Guidance

Global Polio Eradication programme

Published 8 April 2025

In 1988 the World Health Assembly passed a resolution to eradicate polio. The Global Polio Eradication Initiative (GPEI), along with its partners, has supported countries to roll out highly effective polio vaccines and make huge progress in protecting the global population from this debilitating disease. As a result, the global incidence of polio has decreased by 99.9%. An estimated 20 million people today are walking who would otherwise have been paralysed by the disease, and more than 1.5 million people are alive, whose lives would otherwise have been lost.

The last case of wild polio contracted in the UK was confirmed in 1984. The UK was declared polio-free in 2003. Of the 3 serotypes of wild poliovirus (type 1, type 2 and type 3), wild poliovirus type 2 was eradicated in 1999 and wild poliovirus type 3 was eradicated in 2020. Endemic wild poliovirus type 1 remains in 2 countries: Pakistan and Afghanistan.

The GPEI Polio Eradication Strategy 2022 to 2026 sets out the pathway for a polio-free world. Despite the significant progress made, until polio is eradicated globally, the risk of the virus being reintroduced into Europe, including the UK, remains. 

The World Health Organization (WHO) polio Post-Certification Strategy defines the global technical standards or core set of activities that are needed in order to sustain a polio-free world after global certification of wild poliovirus eradication. It covers areas such as poliovirus containment, for example, to ensure that potential laboratory sources of poliovirus are contained or removed appropriately. It also covers the requirement for countries to continue to have robust surveillance to promptly detect any poliovirus in a human or in the environment and rapidly respond to prevent transmission.
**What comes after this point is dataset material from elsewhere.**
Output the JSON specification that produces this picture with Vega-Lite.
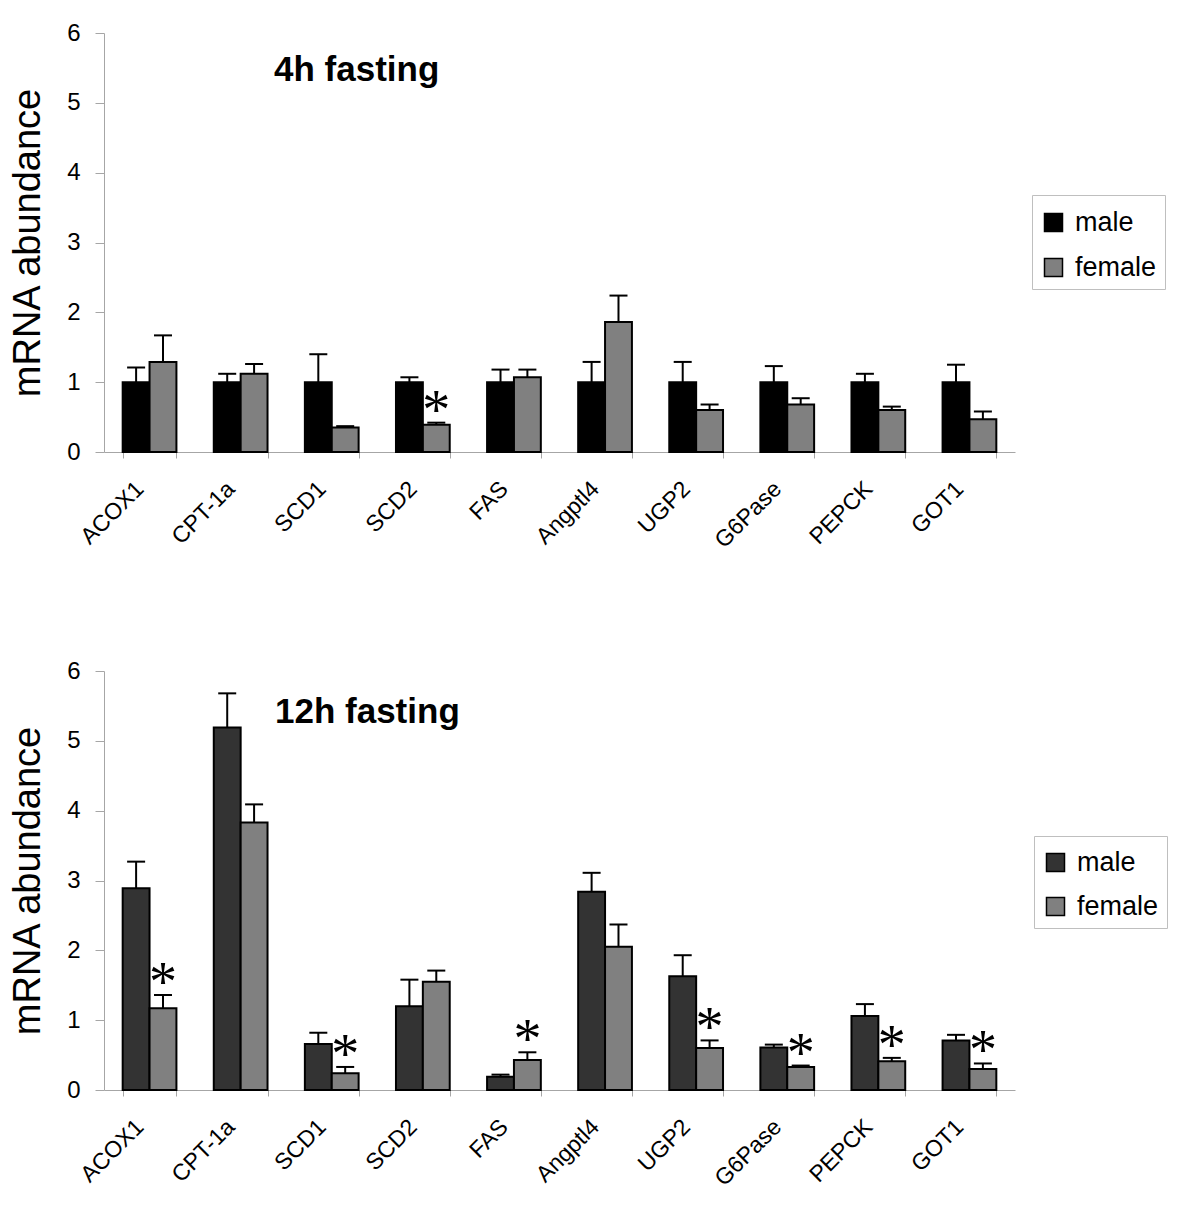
{
  "$schema": "https://vega.github.io/schema/vega-lite/v6.json",
  "background": "white",
  "padding": {"left": 9, "top": 21, "right": 5, "bottom": 5},
  "config": {
    "font": "Liberation Sans",
    "view": {"stroke": null},
    "axis": {"labelFont": "Liberation Sans", "titleFont": "Liberation Sans", "labelColor": "black", "titleColor": "black", "domainColor": "#a6a6a6", "tickColor": "#a6a6a6", "grid": false, "titleFontWeight": "normal"},
    "axisY": {"labelFontSize": 24, "labelPadding": 15, "tickSize": 9, "titleFontSize": 38, "titlePadding": 19, "labelOverlap": false},
    "axisX": {"labelFontSize": 23, "labelAngle": -45, "labelAlign": "right", "labelBaseline": "middle", "labelPadding": 27, "labelOffset": -10, "tickBand": "extent", "tickSize": 6, "labelOverlap": false},
    "legend": {"labelFont": "Liberation Sans"}
  },
  "datasets": {
    "genes": [
      {"time": "4h", "gene": "ACOX1", "sex": "male", "value": 1.0, "err": 1.21, "sig": false},
      {"time": "4h", "gene": "ACOX1", "sex": "female", "value": 1.29, "err": 1.67, "sig": false},
      {"time": "4h", "gene": "CPT-1a", "sex": "male", "value": 1.0, "err": 1.12, "sig": false},
      {"time": "4h", "gene": "CPT-1a", "sex": "female", "value": 1.12, "err": 1.26, "sig": false},
      {"time": "4h", "gene": "SCD1", "sex": "male", "value": 1.0, "err": 1.40, "sig": false},
      {"time": "4h", "gene": "SCD1", "sex": "female", "value": 0.35, "err": 0.37, "sig": false},
      {"time": "4h", "gene": "SCD2", "sex": "male", "value": 1.0, "err": 1.07, "sig": false},
      {"time": "4h", "gene": "SCD2", "sex": "female", "value": 0.39, "err": 0.42, "sig": true},
      {"time": "4h", "gene": "FAS", "sex": "male", "value": 1.0, "err": 1.18, "sig": false},
      {"time": "4h", "gene": "FAS", "sex": "female", "value": 1.07, "err": 1.18, "sig": false},
      {"time": "4h", "gene": "Angptl4", "sex": "male", "value": 1.0, "err": 1.29, "sig": false},
      {"time": "4h", "gene": "Angptl4", "sex": "female", "value": 1.86, "err": 2.24, "sig": false},
      {"time": "4h", "gene": "UGP2", "sex": "male", "value": 1.0, "err": 1.29, "sig": false},
      {"time": "4h", "gene": "UGP2", "sex": "female", "value": 0.60, "err": 0.68, "sig": false},
      {"time": "4h", "gene": "G6Pase", "sex": "male", "value": 1.0, "err": 1.23, "sig": false},
      {"time": "4h", "gene": "G6Pase", "sex": "female", "value": 0.68, "err": 0.77, "sig": false},
      {"time": "4h", "gene": "PEPCK", "sex": "male", "value": 1.0, "err": 1.12, "sig": false},
      {"time": "4h", "gene": "PEPCK", "sex": "female", "value": 0.60, "err": 0.65, "sig": false},
      {"time": "4h", "gene": "GOT1", "sex": "male", "value": 1.0, "err": 1.25, "sig": false},
      {"time": "4h", "gene": "GOT1", "sex": "female", "value": 0.47, "err": 0.58, "sig": false},
      {"time": "12h", "gene": "ACOX1", "sex": "male", "value": 2.89, "err": 3.27, "sig": false},
      {"time": "12h", "gene": "ACOX1", "sex": "female", "value": 1.17, "err": 1.36, "sig": true},
      {"time": "12h", "gene": "CPT-1a", "sex": "male", "value": 5.19, "err": 5.68, "sig": false},
      {"time": "12h", "gene": "CPT-1a", "sex": "female", "value": 3.83, "err": 4.09, "sig": false},
      {"time": "12h", "gene": "SCD1", "sex": "male", "value": 0.66, "err": 0.82, "sig": false},
      {"time": "12h", "gene": "SCD1", "sex": "female", "value": 0.24, "err": 0.33, "sig": true},
      {"time": "12h", "gene": "SCD2", "sex": "male", "value": 1.20, "err": 1.58, "sig": false},
      {"time": "12h", "gene": "SCD2", "sex": "female", "value": 1.55, "err": 1.71, "sig": false},
      {"time": "12h", "gene": "FAS", "sex": "male", "value": 0.19, "err": 0.22, "sig": false},
      {"time": "12h", "gene": "FAS", "sex": "female", "value": 0.43, "err": 0.54, "sig": true},
      {"time": "12h", "gene": "Angptl4", "sex": "male", "value": 2.84, "err": 3.11, "sig": false},
      {"time": "12h", "gene": "Angptl4", "sex": "female", "value": 2.05, "err": 2.37, "sig": false},
      {"time": "12h", "gene": "UGP2", "sex": "male", "value": 1.63, "err": 1.93, "sig": false},
      {"time": "12h", "gene": "UGP2", "sex": "female", "value": 0.60, "err": 0.71, "sig": true},
      {"time": "12h", "gene": "G6Pase", "sex": "male", "value": 0.61, "err": 0.65, "sig": false},
      {"time": "12h", "gene": "G6Pase", "sex": "female", "value": 0.33, "err": 0.35, "sig": true},
      {"time": "12h", "gene": "PEPCK", "sex": "male", "value": 1.06, "err": 1.23, "sig": false},
      {"time": "12h", "gene": "PEPCK", "sex": "female", "value": 0.41, "err": 0.46, "sig": true},
      {"time": "12h", "gene": "GOT1", "sex": "male", "value": 0.71, "err": 0.79, "sig": false},
      {"time": "12h", "gene": "GOT1", "sex": "female", "value": 0.30, "err": 0.38, "sig": true}
    ]
  },
  "resolve": {"scale": {"color": "independent", "y": "independent", "x": "independent", "xOffset": "independent"}, "legend": {"color": "independent"}},
  "spacing": 106,
  "vconcat": [
    {
      "width": 911,
      "height": 419,
      "data": {"name": "genes"},
      "transform": [{"filter": "datum.time === '4h'"}],
      "title": {"text": "4h fasting", "anchor": "start", "frame": "group", "orient": "top", "offset": -95, "dx": 170, "baseline": "alphabetic", "fontSize": 35, "fontWeight": "bold", "font": "Liberation Sans", "color": "black"},
      "encoding": {
        "x": {"field": "gene", "type": "nominal", "sort": null, "scale": {"paddingInner": 0.41, "paddingOuter": 0.205}, "axis": {"title": null}},
        "xOffset": {"field": "sex", "type": "nominal", "sort": ["male", "female"], "scale": {"domain": ["male", "female"], "paddingInner": 0, "paddingOuter": 0}}
      },
      "layer": [
        {
          "mark": {"type": "bar", "stroke": "black", "strokeWidth": 2},
          "encoding": {
            "y": {"field": "value", "type": "quantitative", "scale": {"domain": [0, 6], "nice": false}, "axis": {"title": "mRNA abundance", "values": [0, 1, 2, 3, 4, 5, 6], "format": "d"}},
            "color": {"field": "sex", "type": "nominal", "scale": {"domain": ["male", "female"], "range": ["#000000", "#808080"]},
              "legend": {"title": " ", "titleFontSize": 2, "titlePadding": 4, "orient": "none", "legendX": 928, "legendY": 162, "labelFontSize": 27, "symbolType": "square", "symbolSize": 324, "symbolStrokeColor": "black", "symbolStrokeWidth": 1.5, "labelOffset": 8, "rowPadding": 17, "padding": 8, "strokeColor": "#bfbfbf", "fillColor": "white", "labelColor": "black"}}
          }
        },
        {
          "mark": {"type": "rule", "stroke": "black", "strokeWidth": 2},
          "encoding": {"y": {"field": "err", "type": "quantitative", "axis": {"title": "mRNA abundance", "values": [0, 1, 2, 3, 4, 5, 6], "format": "d"}}, "y2": {"field": "value"}}
        },
        {
          "mark": {"type": "tick", "color": "black", "size": 18, "thickness": 2, "orient": "horizontal", "opacity": 1},
          "encoding": {"y": {"field": "err", "type": "quantitative", "axis": {"title": "mRNA abundance", "values": [0, 1, 2, 3, 4, 5, 6], "format": "d"}}}
        },
        {
          "transform": [{"filter": "datum.sig"}],
          "mark": {"type": "text", "text": "*", "font": "Liberation Serif", "fontSize": 56, "baseline": "alphabetic", "align": "center", "dy": 6, "color": "black"},
          "encoding": {"y": {"field": "err", "type": "quantitative", "axis": {"title": "mRNA abundance", "values": [0, 1, 2, 3, 4, 5, 6], "format": "d"}}}
        }
      ]
    },
    {
      "width": 911,
      "height": 419,
      "data": {"name": "genes"},
      "transform": [{"filter": "datum.time === '12h'"}],
      "title": {"text": "12h fasting", "anchor": "start", "frame": "group", "orient": "top", "offset": -99, "dx": 171, "baseline": "alphabetic", "fontSize": 35, "fontWeight": "bold", "font": "Liberation Sans", "color": "black"},
      "encoding": {
        "x": {"field": "gene", "type": "nominal", "sort": null, "scale": {"paddingInner": 0.41, "paddingOuter": 0.205}, "axis": {"title": null}},
        "xOffset": {"field": "sex", "type": "nominal", "sort": ["male", "female"], "scale": {"domain": ["male", "female"], "paddingInner": 0, "paddingOuter": 0}}
      },
      "layer": [
        {
          "mark": {"type": "bar", "stroke": "black", "strokeWidth": 2},
          "encoding": {
            "y": {"field": "value", "type": "quantitative", "scale": {"domain": [0, 6], "nice": false}, "axis": {"title": "mRNA abundance", "values": [0, 1, 2, 3, 4, 5, 6], "format": "d"}},
            "color": {"field": "sex", "type": "nominal", "scale": {"domain": ["male", "female"], "range": ["#333333", "#808080"]},
              "legend": {"title": " ", "titleFontSize": 2, "titlePadding": 3, "orient": "none", "legendX": 930, "legendY": 165, "labelFontSize": 27, "symbolType": "square", "symbolSize": 324, "symbolStrokeColor": "black", "symbolStrokeWidth": 1.5, "labelOffset": 8, "rowPadding": 16, "padding": 8, "strokeColor": "#bfbfbf", "fillColor": "white", "labelColor": "black"}}
          }
        },
        {
          "mark": {"type": "rule", "stroke": "black", "strokeWidth": 2},
          "encoding": {"y": {"field": "err", "type": "quantitative", "axis": {"title": "mRNA abundance", "values": [0, 1, 2, 3, 4, 5, 6], "format": "d"}}, "y2": {"field": "value"}}
        },
        {
          "mark": {"type": "tick", "color": "black", "size": 18, "thickness": 2, "orient": "horizontal", "opacity": 1},
          "encoding": {"y": {"field": "err", "type": "quantitative", "axis": {"title": "mRNA abundance", "values": [0, 1, 2, 3, 4, 5, 6], "format": "d"}}}
        },
        {
          "transform": [{"filter": "datum.sig"}],
          "mark": {"type": "text", "text": "*", "font": "Liberation Serif", "fontSize": 56, "baseline": "alphabetic", "align": "center", "dy": 6, "color": "black"},
          "encoding": {"y": {"field": "err", "type": "quantitative", "axis": {"title": "mRNA abundance", "values": [0, 1, 2, 3, 4, 5, 6], "format": "d"}}}
        }
      ]
    }
  ]
}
As part of the UK government’s ongoing commitment to Global Polio Eradication, the National Authority for Containment (NAC) was formally appointed by the Department for Health and Social Care (DHSC) in July 2022. See UK NAC for more details. The NAC has commissioned the UK Health Security Agency (UKHSA) to undertake a survey of which facilities are storing or working with poliovirus infectious material (IM) or potentially infectious materials (PIM). The last survey was carried out in 2001 to 2002. Such surveys form a critical step in the process of identifying where poliovirus is currently stored, and whether it is being handled appropriately. As well as recording the specialised laboratories that knowingly store polioviruses, it is important to know if there are facilities that may unwittingly store poliovirus PIM (termed non-poliovirus facilities in this document).

In addition, the UKHSA, working in collaboration with the WHO Polio Global Specialised Laboratory at the MHRA and NHS Lothian, undertakes routine environmental surveillance for poliovirus in England. Further information is available on environmental surveillance.